The next morning, Diana Prince goes to the museum for any clues. There, she meets Robin (Tim Drake) and her protégé Cassie Sandsmark of the Teen Titans. Cassie is angry at Diana for leaving her, even after she was in depression after Conner Kent's death. Having no answer as to why she had left her, Cassie takes off to fight the villains who have appeared again. With her friends and the Department in need of help, Diana goes into an alley and decides to become Wonder Woman for the first time in a year, but she is stopped by Hercules.

Hercules takes care of the villains and questions Diana on her new Diana Prince identity. He points out that she stands for truth, yet she had decided to live in a lie, and she further questions her mission for peace on Man's World. He departs, leaving Diana more confused on what she is doing. Nemesis questions Hercules' sudden appearance and goes with Diana Prince to sneak around his location. They are attacked by him, to which it's revealed that he is under the control of Circe. Commenting on Diana's decision on pretending to be human, she casts a spell on her, removing her powers so that she is human and Circe is now Wonder Woman.

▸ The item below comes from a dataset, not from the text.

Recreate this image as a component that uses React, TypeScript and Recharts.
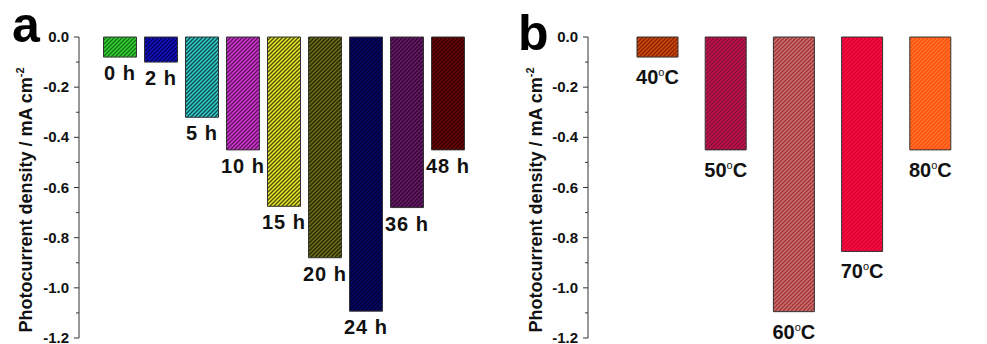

News breaks out on the new Circe/Wonder Woman committing her own brand of justice by freeing women from forced labor and killing the men who has forced them. Hercules, sadden by the fact that he had attacked Diana despite it not being by his own actions, goes with her to Circe's island, Aeaea. Once they land, Circe attacks them. Subduing her, and grabbing her lasso of truth, she and Hercules go to her castle. Once there, Circe attacks again and Hercules stops her, but then he attacks Diana. It is revealed that Hercules and Circe were plotting against Diana and planning on ruling the world as their ultimate gods, but Circe double crossed him. Stopping him from killing Circe, Diana uses the lasso to force Circe to reverse the spell she had cast on her. She does, and Diana is now Wonder Woman once again, but then, her entire rogues gallery appears.

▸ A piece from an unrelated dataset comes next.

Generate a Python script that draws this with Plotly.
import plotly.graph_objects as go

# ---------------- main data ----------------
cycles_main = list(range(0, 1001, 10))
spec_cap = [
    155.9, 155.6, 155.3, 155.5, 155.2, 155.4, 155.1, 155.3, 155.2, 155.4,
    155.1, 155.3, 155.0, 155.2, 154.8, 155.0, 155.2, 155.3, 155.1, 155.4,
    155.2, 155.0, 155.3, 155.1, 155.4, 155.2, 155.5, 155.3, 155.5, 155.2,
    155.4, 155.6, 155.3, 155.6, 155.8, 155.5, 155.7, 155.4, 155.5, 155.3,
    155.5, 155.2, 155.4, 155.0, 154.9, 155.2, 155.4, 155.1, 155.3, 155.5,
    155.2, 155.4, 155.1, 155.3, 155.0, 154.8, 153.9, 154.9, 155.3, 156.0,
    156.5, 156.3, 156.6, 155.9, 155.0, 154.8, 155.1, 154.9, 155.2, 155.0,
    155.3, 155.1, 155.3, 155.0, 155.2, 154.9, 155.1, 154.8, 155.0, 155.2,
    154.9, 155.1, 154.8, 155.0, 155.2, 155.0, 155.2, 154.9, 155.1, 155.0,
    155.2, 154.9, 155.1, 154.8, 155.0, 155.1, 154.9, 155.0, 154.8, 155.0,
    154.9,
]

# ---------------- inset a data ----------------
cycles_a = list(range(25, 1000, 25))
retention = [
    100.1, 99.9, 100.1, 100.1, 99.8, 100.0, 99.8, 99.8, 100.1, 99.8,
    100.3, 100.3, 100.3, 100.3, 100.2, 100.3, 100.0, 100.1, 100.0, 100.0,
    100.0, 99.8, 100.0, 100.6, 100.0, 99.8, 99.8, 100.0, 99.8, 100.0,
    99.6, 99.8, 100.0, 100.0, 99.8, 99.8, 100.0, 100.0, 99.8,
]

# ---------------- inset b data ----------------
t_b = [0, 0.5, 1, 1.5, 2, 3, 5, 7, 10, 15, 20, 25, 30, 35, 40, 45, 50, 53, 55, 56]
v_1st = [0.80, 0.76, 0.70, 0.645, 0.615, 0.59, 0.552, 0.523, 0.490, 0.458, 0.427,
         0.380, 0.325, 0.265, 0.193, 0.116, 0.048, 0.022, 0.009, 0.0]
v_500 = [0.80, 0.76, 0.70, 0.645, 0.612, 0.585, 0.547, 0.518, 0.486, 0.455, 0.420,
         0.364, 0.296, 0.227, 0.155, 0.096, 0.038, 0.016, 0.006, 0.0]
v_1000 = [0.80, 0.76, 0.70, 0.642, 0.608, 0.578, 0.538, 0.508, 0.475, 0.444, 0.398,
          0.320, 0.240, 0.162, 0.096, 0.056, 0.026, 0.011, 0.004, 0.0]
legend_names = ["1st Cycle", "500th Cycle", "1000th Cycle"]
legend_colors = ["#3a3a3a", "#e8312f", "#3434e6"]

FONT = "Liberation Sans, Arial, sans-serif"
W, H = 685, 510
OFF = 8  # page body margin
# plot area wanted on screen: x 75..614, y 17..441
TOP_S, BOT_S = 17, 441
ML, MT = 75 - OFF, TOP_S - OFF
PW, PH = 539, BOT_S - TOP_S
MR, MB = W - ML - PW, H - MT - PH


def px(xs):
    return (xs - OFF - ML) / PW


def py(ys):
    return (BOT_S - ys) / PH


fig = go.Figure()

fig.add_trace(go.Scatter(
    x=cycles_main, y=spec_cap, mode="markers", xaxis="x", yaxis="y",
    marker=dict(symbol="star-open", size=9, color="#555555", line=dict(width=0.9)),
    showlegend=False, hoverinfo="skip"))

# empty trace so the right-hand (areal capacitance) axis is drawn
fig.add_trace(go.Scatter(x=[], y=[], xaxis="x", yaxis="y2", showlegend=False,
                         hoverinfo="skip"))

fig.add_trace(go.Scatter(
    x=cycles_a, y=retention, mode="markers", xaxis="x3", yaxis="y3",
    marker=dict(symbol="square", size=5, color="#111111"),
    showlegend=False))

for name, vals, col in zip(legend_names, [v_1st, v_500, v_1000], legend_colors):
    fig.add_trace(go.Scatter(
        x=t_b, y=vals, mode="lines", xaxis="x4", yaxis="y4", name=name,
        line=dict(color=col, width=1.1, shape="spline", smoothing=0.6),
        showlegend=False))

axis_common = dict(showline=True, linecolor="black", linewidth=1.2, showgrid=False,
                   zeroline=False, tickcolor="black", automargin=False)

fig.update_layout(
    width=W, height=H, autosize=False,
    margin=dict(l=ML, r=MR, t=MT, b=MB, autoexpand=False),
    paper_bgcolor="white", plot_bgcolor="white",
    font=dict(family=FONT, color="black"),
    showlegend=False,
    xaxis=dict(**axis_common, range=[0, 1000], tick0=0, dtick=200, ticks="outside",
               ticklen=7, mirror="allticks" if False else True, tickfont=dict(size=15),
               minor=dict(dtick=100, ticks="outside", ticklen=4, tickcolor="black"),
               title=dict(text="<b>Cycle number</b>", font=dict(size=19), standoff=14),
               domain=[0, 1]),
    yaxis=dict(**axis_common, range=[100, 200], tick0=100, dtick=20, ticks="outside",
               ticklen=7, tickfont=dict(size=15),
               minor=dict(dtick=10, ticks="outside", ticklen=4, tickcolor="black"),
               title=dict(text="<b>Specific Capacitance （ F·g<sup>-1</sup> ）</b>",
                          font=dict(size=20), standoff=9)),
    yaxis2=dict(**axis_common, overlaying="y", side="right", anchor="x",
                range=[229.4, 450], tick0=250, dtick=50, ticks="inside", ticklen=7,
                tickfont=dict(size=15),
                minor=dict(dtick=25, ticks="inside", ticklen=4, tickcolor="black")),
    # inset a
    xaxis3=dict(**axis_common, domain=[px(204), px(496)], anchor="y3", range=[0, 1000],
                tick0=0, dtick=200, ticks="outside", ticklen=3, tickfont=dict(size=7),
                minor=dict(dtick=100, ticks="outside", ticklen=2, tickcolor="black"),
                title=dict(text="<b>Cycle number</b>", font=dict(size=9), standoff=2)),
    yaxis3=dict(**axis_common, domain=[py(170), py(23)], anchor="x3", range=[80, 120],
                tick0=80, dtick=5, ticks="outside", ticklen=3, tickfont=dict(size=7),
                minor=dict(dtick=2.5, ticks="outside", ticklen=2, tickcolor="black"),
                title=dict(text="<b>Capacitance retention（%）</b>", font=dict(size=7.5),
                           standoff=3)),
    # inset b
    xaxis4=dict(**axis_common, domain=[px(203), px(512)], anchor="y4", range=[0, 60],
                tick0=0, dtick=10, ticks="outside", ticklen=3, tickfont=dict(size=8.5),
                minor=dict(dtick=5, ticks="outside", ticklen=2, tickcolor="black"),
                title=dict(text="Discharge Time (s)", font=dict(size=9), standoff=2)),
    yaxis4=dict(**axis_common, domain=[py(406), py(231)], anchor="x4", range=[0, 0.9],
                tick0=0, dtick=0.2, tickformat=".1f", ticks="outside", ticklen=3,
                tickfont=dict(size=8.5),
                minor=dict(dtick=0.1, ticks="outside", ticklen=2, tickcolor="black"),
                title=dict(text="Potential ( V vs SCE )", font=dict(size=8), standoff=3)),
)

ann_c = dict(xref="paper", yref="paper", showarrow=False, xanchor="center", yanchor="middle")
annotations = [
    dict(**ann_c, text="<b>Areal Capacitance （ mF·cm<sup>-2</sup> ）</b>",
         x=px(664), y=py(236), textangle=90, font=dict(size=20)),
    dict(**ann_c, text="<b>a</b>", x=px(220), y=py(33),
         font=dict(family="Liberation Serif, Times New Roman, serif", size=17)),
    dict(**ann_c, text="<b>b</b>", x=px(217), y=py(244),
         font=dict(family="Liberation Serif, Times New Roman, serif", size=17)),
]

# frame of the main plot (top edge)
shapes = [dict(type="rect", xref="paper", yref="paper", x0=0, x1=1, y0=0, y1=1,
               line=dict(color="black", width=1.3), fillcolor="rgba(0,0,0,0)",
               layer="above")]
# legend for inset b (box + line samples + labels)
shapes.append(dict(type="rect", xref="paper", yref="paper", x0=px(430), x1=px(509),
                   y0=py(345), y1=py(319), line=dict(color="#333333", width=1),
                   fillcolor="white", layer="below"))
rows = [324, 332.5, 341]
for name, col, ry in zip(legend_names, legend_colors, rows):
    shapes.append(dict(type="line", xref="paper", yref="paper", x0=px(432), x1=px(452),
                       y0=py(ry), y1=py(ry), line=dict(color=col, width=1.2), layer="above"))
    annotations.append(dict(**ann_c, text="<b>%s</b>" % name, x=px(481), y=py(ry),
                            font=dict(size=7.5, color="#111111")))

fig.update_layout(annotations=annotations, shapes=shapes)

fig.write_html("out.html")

Attacked by all of her rogues, Diana manages to fight back until she is almost finished when Donna (in her old Wonder Girl outfit), Cassie, Nemesis, and members from the Teen Titans, the Justice Society, and the Justice League appear to help her. As they fight her rogues, Diana leaves to confront Hercules and Circe, who are fighting each other. Diana fights with Hercules, and since he is an evil god, she is prepared to kill him, but is stopped by Circe, who subdues and binds Hercules in chains. Circe is living her punishment, as she lives forever and has lost what made her want to stay alive. Diana had accepted that she can't be human, and feels alone because she doesn't quite belong anywhere as she mentions she was made from clay. Circe tells her that she is never alone, and secretly casts a spell on her as she leaves.

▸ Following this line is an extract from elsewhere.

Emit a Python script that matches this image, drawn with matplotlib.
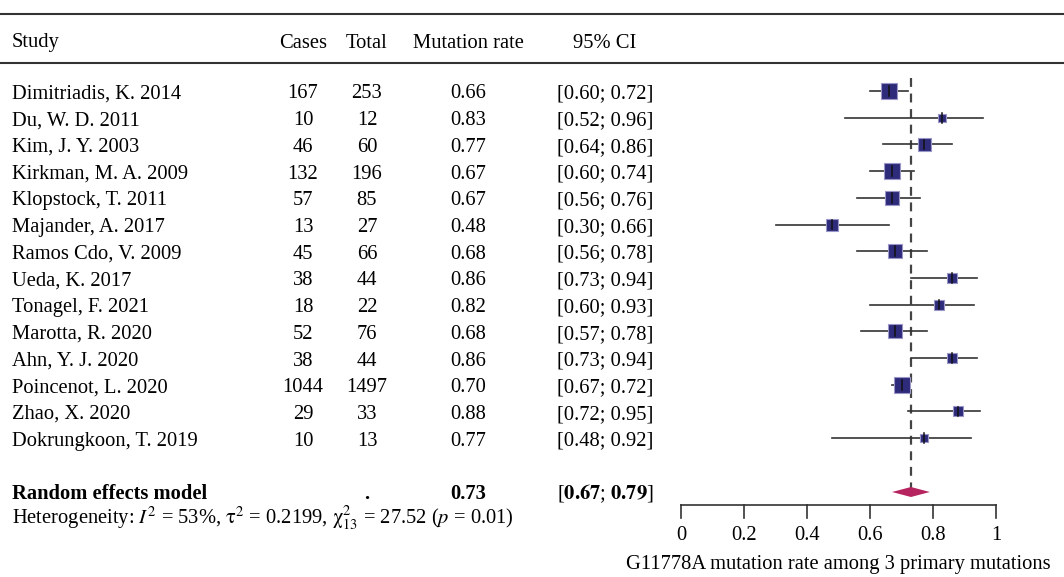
import matplotlib
matplotlib.use("Agg")
import matplotlib.pyplot as plt

plt.rcParams['font.family'] = ['Liberation Serif', 'DejaVu Serif']
plt.rcParams['mathtext.fontset'] = 'stix'

studies = ["Dimitriadis, K. 2014", "Du, W. D. 2011", "Kim, J. Y. 2003", "Kirkman, M. A. 2009",
           "Klopstock, T. 2011", "Majander, A. 2017", "Ramos Cdo, V. 2009", "Ueda, K. 2017",
           "Tonagel, F. 2021", "Marotta, R. 2020", "Ahn, Y. J. 2020", "Poincenot, L. 2020",
           "Zhao, X. 2020", "Dokrungkoon, T. 2019"]
cases = [167, 10, 46, 132, 57, 13, 45, 38, 18, 52, 38, 1044, 29, 10]
totals = [253, 12, 60, 196, 85, 27, 66, 44, 22, 76, 44, 1497, 33, 13]
rates = [0.66, 0.83, 0.77, 0.67, 0.67, 0.48, 0.68, 0.86, 0.82, 0.68, 0.86, 0.70, 0.88, 0.77]
ci_low = [0.60, 0.52, 0.64, 0.60, 0.56, 0.30, 0.56, 0.73, 0.60, 0.57, 0.73, 0.67, 0.72, 0.48]
ci_high = [0.72, 0.96, 0.86, 0.74, 0.76, 0.66, 0.78, 0.94, 0.93, 0.78, 0.94, 0.72, 0.95, 0.92]
weights = [14, 8, 12, 14, 13, 11, 13, 10, 9, 13, 10, 15, 10, 8]  # relative box sizes
pooled = 0.73
pooled_low = 0.67
pooled_high = 0.79
ticks = [0, 0.2, 0.4, 0.6, 0.8, 1]
tick_labels = ["0", "0.2", "0.4", "0.6", "0.8", "1"]
headers = ["Study", "Cases", "Total", "Mutation rate", "95% CI"]
xlabel = "G11778A mutation rate among 3 primary mutations"

W, H = 1064, 577
fig = plt.figure(figsize=(W / 100, H / 100), dpi=100)
ax = fig.add_axes([0, 0, 1, 1])

X0, X1 = 681, 996
scale = X1 - X0
Y0, DY = 91, 26.7


def px(x):
    return (x - X0) / scale


def py(y):
    return (y - Y0) / DY


ax.set_xlim(px(0), px(W))
ax.set_ylim(py(H), py(0))
ax.axis('off')

fs = 14.8
tdy = 3 / DY  # text vertical offset
col_study, col_cases, col_total, col_rate, col_ci = px(12), px(303), px(367), px(468), px(605)

# rules
ax.plot([px(0), px(W)], [py(14), py(14)], color='#333333', lw=1.5)
ax.plot([px(0), px(W)], [py(63), py(63)], color='#333333', lw=1.5)

# headers
hy = py(40) + tdy
ax.text(col_study, hy, headers[0], ha='left', va='center', fontsize=fs)
for cx, h in zip([col_cases, col_total, col_rate, col_ci], headers[1:]):
    ax.text(cx, hy, h, ha='center', va='center', fontsize=fs)

# rows
for i in range(len(studies)):
    y = i
    ty = y + tdy
    ax.text(col_study, ty, studies[i], ha='left', va='center', fontsize=fs)
    ax.text(col_cases, ty, str(cases[i]), ha='center', va='center', fontsize=fs)
    ax.text(col_total, ty, str(totals[i]), ha='center', va='center', fontsize=fs)
    ax.text(col_rate, ty, f"{rates[i]:.2f}", ha='center', va='center', fontsize=fs)
    ax.text(col_ci, ty, f"[{ci_low[i]:.2f}; {ci_high[i]:.2f}]", ha='center', va='center', fontsize=fs)
    ax.plot([ci_low[i], ci_high[i]], [y, y], color='#333333', lw=1.2, zorder=2)
    ax.plot(rates[i], y, marker='s', markersize=weights[i] * 0.78, markerfacecolor='#2E2B7A',
            markeredgecolor='#9A97C8', markeredgewidth=0.8, zorder=3)
    ax.plot([rates[i], rates[i]], [y - 0.18, y + 0.18], color='#111111', lw=1.1, zorder=4)

# pooled row
ry = py(491) + tdy
ax.text(col_study, ry, "Random effects model", ha='left', va='center', fontsize=fs, fontweight='bold')
ax.text(col_total, ry, ".", ha='center', va='center', fontsize=fs, fontweight='bold')
ax.text(col_rate, ry, f"{pooled:.2f}", ha='center', va='center', fontsize=fs, fontweight='bold')
ax.text(col_ci, ry, rf"[$\mathbf{{{pooled_low:.2f}}}$; $\mathbf{{{pooled_high:.2f}}}$]",
        ha='center', va='center', fontsize=fs)
dh = py(497) - py(492)
ax.fill([pooled_low, pooled, pooled_high, pooled], [py(492), py(492) - dh, py(492), py(492) + dh],
        color='#B5245F', zorder=3, lw=0)

ax.text(col_study, py(515) + tdy,
        r"Heterogeneity: $I^2$ = 53%, $\mathrm{\tau}^2$ = 0.2199, $\mathrm{\chi}^2_{13}$ = 27.52 ($p$ = 0.01)",
        ha='left', va='center', fontsize=fs)

# dashed line
ax.plot([pooled, pooled], [py(78), py(497)], color='#444444', lw=1.6, ls=(0, (4, 3)), zorder=1)

# x axis
ay = py(505)
ax.plot([ticks[0], ticks[-1]], [ay, ay], color='#333333', lw=1.2)
for t, lab in zip(ticks, tick_labels):
    ax.plot([t, t], [ay, py(518)], color='#333333', lw=1.2)
    ax.text(t, py(536), lab, ha='center', va='center', fontsize=fs)
ax.text(0.5, py(565), xlabel, ha='center', va='center', fontsize=fs)

fig.savefig("out.png", dpi=100)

Diana Prince reports to Sarge and Nemesis on what happened to both Circe and Hercules, even though Nemesis mentions that he didn't see her when he arrived. Nemesis then shows her the things collected from Aeaea and she accidentally slits her hand on a sword and bleeds, which makes Diana confused. When meeting with Donna, she reveals that Circe made sure that she is human as Diana Prince and immortal as Wonder Woman, and thinks of it as some sort of gift. Now that she can be with humans instead of standing outside of them, Cassie and Donna go with her to the press conference to announce her return, with the rest of the superhero community with her and happy to have her back. Diana is happy, as she now knows "who is Wonder Woman".